On Wed, 22 Jan 2025 at 16:42, Marcin Haba <ganius...@gmail.com> wrote:
>
> On Wed, 22 Jan 2025 at 15:15, Christophe PEREZ via Bacula-users
> <bacula-users@lists.sourceforge.net> wrote:
> >
> > Sorry, but that doesn't answer my question.
> > I want an automated way.
> > I already check the announcements, but it's not a safe way.
> > To be sure not to miss an update, you need an automated way. Since it
> > doesn't seem to me that bacularis takes care of it (other software does
> > it internally, and sends an email to the admin when there is a new
> > version), I have to set it up myself so that I can get it at any time
> > without waiting for it to come to me.

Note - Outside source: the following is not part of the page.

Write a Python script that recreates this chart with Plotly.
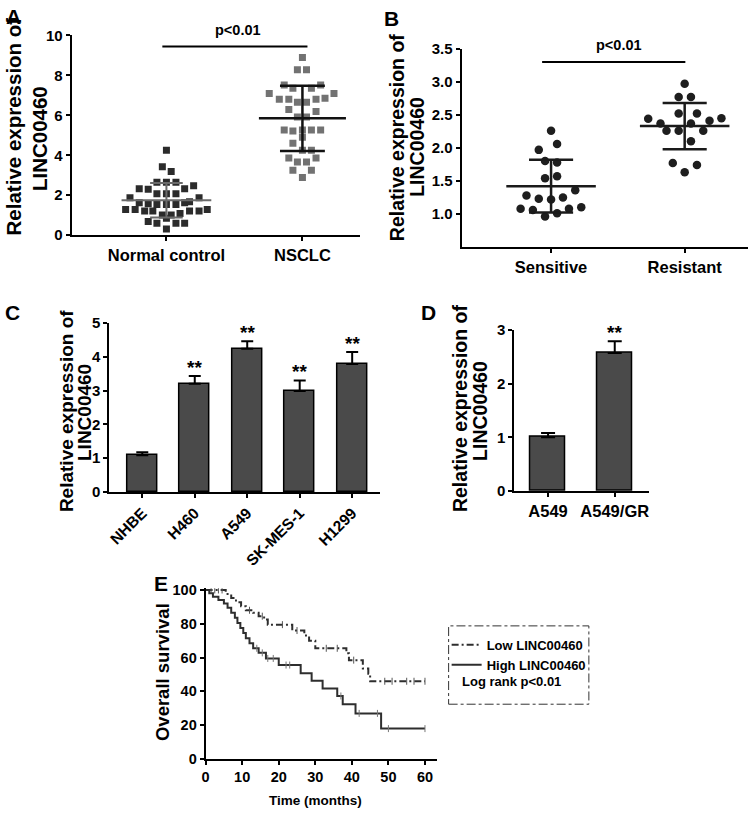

Be careful, an announcement is
> > taking the risk of missing it and therefore not processing it. It's not
> > at all functional.
> > So I ask, where can I find this reliable information, permanently?
> > For now, I do:
> > wget -q -O- https://bacularis.com | grep -o ">New release
> > Bacularis[^<]*" | head -n1 | awk '{print $4}'
> > But this is not ideal, because if the HTML page changes (and it
> > inevitably will), I will have to correct the parsing, whereas if a JSON
> > page returned the version, regardless of the site's changes, we could
> > rely on this page to know the latest version.

Hello Christophe,

OK, I have something much better:

wget -q -O- https://api.github.com/repos/bacularis/bacularis-app/releases/latest
|  jq -r '.tag_name'

This is the GitHub API that returns JSON. In this example above I used
jq command-line JSON parser. It will always show the latest version.